In the Pan-Canadian Framework on Clean Growth and Climate Change, the country’s first ministers laid the groundwork for bold action in the building sector. With the passing of the first anniversary of the Pan-Canadian Framework, we can’t afford to wait to see this ambition translated into action. That’s why Équiterre and the Pembina Institute put forth Federal Policies for Low-Carbon Buildings, a blueprint for the rapid implementation of the building commitments in the Pan-Canadian Framework.
For starters, Canada needs a set of ambitious national targets for the building sector. This would set the tone for public and private investments in energy efficiency, distributed energy, and other building technologies; help build transparency and accountability for national efforts; and serve as a framework to define and measure success toward a low-carbon building stock. We recommend a pan-Canadian target of 30% less energy consumption in the existing building stock (below 2005 levels) by 2030. A pan-Canadian target should mandate that all new construction be net-zero energy ready by 2030 as well. (Net-zero energy ready buildings are so efficient they could generate their annual energy consumption with renewable sources on site.)
Our report outlines a suite of practical policies to support the transition to a low-carbon building sector. Core policies include establishing an energy codes and certification hub at the federal level, developing a buildings data strategy, launching a buildings financing initiative, and enacting a green buildings transfer funding scheme.
Technologies are already available to transform Canada’s new buildings now. A net-zero energy ready building code with an explicit carbon reduction objective must be made available to the industry no later than 2020. The federal government is uniquely positioned to develop a suite of energy efficiency databases, maps, and tools to support policymakers and investors across the country. In addition, the federal government could fund a third-party scorecard to assess the energy performance of provinces and large municipalities against key metrics (buildings policies and results).
Financing programs are essential to attract needed private capital investments to fund large energy retrofits. These could include: a loan guarantee program for high-performance retrofit projects; seed capital for provincial, municipal, and utility financing initiatives; a green building finance centre at the Canada Infrastructure Bank, with a focus on aggregation; and support for the standardization of technical underwriting practices for energy efficiency loans.

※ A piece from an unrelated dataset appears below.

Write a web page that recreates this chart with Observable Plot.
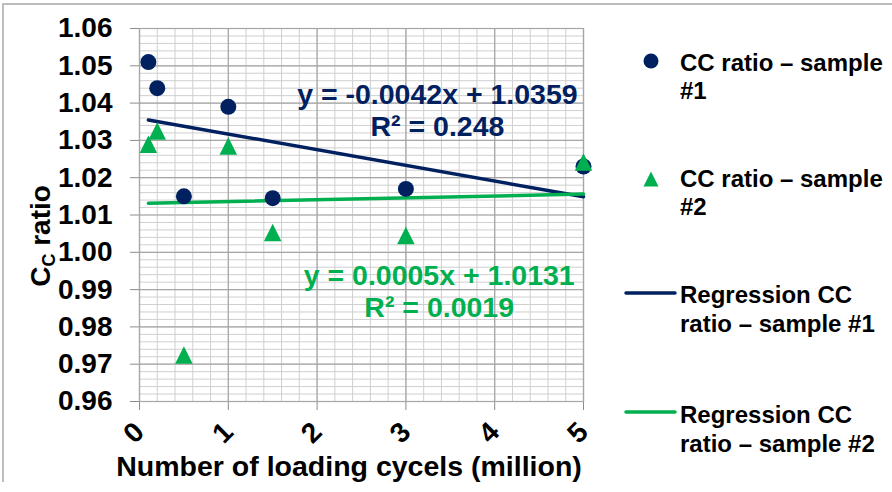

New infrastructure built today can be expected to be standing decades in the future. However, few “green strings” pertaining to energy performance have been put on potential recipients of federal infrastructure funding. Meanwhile, most provinces and utilities are aiming low relative to their U.S. counterparts, and not spending remotely enough to achieve significant energy savings and carbon reductions — though the tide is slowly turning. A low-carbon buildings transfer funding scheme would support organizations delivering much of the low-carbon building programs, incent the adoption of national targets and regular progress reports, and provide longer-term funding to organizations key to program delivery.

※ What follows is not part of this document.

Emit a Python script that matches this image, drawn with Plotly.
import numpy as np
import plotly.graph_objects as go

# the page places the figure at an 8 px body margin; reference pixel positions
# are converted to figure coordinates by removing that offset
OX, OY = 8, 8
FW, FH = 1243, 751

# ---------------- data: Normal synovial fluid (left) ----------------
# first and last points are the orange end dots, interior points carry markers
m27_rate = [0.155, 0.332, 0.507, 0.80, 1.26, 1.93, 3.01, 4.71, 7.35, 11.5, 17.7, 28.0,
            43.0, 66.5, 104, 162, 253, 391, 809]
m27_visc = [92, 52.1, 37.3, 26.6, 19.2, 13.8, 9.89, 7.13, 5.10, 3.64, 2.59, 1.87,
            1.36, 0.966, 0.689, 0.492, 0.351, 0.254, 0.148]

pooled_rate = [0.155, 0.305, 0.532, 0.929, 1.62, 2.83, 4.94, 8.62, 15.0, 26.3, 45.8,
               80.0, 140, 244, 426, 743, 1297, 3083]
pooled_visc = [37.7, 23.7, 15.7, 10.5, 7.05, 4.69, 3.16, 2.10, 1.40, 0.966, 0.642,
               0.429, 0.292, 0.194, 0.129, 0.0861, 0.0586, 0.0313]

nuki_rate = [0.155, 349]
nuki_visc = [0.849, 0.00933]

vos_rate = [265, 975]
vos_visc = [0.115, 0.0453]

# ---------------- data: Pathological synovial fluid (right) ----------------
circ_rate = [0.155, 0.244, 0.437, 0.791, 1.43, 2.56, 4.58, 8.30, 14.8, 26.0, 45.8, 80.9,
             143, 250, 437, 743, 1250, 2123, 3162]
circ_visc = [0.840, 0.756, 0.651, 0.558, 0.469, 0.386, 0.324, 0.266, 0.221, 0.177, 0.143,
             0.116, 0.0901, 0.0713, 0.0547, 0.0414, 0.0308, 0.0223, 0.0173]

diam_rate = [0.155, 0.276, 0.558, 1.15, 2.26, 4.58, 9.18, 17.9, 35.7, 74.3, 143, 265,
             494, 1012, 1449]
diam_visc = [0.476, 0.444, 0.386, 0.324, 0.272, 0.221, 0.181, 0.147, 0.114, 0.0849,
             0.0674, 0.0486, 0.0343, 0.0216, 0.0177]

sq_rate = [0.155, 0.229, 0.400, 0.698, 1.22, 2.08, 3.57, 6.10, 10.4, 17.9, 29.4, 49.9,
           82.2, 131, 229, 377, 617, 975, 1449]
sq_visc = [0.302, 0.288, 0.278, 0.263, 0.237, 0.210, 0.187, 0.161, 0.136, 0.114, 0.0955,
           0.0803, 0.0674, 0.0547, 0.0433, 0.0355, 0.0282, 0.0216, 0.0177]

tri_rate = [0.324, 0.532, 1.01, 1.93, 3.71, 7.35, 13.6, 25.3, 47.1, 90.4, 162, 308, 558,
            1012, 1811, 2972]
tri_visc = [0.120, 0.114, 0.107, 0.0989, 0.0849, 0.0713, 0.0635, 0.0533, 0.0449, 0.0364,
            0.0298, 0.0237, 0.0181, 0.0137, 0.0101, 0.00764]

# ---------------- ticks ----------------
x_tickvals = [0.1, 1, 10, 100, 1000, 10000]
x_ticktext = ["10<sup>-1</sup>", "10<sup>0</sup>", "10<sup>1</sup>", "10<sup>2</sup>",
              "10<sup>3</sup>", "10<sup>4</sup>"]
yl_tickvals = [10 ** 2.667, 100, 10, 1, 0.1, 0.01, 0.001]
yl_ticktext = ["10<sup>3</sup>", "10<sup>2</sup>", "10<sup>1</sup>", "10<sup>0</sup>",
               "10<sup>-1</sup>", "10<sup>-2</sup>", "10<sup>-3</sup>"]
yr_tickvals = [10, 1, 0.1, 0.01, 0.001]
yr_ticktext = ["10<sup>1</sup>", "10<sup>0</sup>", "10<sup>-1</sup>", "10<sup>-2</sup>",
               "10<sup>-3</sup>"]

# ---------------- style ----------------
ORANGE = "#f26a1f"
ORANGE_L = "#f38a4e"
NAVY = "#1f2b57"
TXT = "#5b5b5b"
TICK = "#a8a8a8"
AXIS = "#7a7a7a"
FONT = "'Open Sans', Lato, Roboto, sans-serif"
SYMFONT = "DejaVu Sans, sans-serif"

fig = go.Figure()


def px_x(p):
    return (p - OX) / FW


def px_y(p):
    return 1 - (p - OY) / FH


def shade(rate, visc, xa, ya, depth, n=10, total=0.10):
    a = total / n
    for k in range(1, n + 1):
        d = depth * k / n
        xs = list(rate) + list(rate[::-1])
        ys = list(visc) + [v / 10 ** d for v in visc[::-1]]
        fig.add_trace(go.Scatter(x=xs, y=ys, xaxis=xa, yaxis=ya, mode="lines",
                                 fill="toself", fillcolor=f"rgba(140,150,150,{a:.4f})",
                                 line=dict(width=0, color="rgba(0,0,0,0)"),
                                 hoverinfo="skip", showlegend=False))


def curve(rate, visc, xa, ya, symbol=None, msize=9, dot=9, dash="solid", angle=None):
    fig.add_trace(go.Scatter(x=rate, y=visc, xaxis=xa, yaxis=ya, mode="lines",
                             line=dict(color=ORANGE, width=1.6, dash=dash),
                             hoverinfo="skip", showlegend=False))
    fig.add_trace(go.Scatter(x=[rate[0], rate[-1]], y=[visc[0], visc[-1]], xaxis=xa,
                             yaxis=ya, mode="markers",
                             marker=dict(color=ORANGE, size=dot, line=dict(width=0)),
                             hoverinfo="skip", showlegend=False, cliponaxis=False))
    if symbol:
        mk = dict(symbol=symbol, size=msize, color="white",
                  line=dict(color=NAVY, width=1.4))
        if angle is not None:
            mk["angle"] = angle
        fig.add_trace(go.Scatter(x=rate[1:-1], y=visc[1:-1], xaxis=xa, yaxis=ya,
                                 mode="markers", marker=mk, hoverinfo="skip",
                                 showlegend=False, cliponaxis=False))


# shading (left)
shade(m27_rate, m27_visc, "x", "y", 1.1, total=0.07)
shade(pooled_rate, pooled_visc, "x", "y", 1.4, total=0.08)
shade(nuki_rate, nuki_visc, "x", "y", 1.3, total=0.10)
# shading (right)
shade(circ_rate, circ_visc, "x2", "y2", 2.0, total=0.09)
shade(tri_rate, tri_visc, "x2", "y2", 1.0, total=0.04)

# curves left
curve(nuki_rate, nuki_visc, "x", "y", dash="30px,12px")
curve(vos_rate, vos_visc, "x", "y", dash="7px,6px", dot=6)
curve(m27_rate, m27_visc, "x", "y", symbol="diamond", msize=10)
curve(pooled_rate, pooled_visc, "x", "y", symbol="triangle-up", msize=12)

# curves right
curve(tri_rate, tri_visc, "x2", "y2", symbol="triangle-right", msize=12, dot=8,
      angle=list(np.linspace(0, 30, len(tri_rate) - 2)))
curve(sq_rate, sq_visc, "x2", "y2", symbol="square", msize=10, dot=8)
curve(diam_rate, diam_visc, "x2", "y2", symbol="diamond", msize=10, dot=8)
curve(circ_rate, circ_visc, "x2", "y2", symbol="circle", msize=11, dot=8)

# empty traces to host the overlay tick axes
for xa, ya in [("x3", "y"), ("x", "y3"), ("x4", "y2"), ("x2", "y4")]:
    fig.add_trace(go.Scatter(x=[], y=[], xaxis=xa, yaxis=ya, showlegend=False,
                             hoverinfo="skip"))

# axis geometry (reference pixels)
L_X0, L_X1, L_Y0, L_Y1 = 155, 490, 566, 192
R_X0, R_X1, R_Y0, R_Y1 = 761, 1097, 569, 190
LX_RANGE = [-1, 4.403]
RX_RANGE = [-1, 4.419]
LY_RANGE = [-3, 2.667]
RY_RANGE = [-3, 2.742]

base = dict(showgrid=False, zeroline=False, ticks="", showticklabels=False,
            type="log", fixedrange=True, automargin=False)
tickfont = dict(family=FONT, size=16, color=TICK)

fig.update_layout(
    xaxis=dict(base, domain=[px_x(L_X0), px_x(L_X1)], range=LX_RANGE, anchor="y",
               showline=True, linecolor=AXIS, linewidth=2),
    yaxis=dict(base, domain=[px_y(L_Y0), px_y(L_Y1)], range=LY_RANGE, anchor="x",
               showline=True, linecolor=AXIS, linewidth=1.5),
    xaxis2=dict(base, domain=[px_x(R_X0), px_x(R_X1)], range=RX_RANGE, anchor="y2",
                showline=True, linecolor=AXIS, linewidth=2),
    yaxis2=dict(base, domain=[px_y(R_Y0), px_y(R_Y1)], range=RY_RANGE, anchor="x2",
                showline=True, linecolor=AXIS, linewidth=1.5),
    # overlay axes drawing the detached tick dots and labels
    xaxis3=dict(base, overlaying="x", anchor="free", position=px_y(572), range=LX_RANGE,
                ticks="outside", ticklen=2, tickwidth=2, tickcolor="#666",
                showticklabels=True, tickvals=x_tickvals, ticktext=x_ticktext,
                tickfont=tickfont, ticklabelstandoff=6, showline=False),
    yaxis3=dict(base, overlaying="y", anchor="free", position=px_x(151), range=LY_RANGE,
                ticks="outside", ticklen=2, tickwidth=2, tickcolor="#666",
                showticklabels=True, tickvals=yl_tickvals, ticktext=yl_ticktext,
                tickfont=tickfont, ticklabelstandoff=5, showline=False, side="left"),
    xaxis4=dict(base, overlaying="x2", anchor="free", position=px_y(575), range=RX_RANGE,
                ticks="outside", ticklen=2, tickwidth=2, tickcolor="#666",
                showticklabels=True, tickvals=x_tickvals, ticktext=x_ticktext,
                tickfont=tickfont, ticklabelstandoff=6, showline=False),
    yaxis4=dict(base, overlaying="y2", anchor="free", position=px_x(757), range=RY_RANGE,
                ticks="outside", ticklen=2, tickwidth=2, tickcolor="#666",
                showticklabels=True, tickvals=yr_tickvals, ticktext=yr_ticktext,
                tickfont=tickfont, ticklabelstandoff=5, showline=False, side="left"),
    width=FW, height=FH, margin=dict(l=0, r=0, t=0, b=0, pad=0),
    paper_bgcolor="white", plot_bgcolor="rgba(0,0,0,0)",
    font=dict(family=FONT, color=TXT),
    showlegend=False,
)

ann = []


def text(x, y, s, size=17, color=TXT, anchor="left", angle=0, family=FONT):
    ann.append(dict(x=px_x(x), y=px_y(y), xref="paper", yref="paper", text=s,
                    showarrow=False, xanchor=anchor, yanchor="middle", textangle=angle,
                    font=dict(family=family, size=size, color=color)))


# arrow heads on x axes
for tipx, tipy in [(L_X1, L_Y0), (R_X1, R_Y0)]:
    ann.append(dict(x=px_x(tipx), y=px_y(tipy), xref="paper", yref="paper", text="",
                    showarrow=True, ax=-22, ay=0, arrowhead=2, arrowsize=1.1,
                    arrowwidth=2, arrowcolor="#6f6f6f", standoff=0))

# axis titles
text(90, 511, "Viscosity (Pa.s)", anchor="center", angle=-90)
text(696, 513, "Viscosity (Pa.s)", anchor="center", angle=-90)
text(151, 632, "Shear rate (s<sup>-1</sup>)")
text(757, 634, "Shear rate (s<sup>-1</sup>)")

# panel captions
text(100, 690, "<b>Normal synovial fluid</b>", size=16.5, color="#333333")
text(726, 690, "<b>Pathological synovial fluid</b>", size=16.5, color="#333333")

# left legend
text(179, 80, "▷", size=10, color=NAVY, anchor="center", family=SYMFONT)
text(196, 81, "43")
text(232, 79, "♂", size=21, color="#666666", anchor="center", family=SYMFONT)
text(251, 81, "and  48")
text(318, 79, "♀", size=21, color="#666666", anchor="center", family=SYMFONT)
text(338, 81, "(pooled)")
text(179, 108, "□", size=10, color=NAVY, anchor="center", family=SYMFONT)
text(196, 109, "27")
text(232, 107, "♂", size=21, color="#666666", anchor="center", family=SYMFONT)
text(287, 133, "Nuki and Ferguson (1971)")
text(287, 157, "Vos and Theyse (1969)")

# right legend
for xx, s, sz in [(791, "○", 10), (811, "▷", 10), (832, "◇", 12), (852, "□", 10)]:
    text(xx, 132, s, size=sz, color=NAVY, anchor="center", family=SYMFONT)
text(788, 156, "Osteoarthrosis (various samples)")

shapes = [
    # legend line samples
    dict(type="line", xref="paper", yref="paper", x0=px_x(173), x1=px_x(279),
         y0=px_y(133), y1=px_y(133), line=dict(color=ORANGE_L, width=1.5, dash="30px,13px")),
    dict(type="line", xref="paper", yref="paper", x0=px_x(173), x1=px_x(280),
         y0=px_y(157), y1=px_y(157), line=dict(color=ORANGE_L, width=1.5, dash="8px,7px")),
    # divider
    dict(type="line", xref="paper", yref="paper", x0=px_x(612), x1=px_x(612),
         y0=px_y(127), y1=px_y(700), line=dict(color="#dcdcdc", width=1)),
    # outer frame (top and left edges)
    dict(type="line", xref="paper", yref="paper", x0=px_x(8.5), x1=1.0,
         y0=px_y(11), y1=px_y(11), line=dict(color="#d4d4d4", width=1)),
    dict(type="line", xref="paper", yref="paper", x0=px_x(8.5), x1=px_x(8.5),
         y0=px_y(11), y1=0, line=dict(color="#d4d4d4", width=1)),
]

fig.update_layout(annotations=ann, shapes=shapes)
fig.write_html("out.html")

Other, smaller policy options to support the transition to low-carbon buildings include expanding the list of GST/HST exemptions for green building-related products and services, and offering a federal tax credit for investments in energy efficiency and renewable energy projects. The federal government could also support the creation of a network of carbon-neutral demonstration buildings across Canada.
If we get to work now, Canada could have a zero-emissions building stock by 2050. An ambitious energy efficiency agenda, supported by complementary policies promoting fuel switching and distributed renewable energy is key to spurring the transition to low-carbon homes and buildings. Energy efficiency acts as an economic stimulus, boosting productivity, creating jobs, and increasing global competitiveness. Low-carbon buildings represent both a climate mitigation and a wealth creation opportunity — and Canada is ready to lead.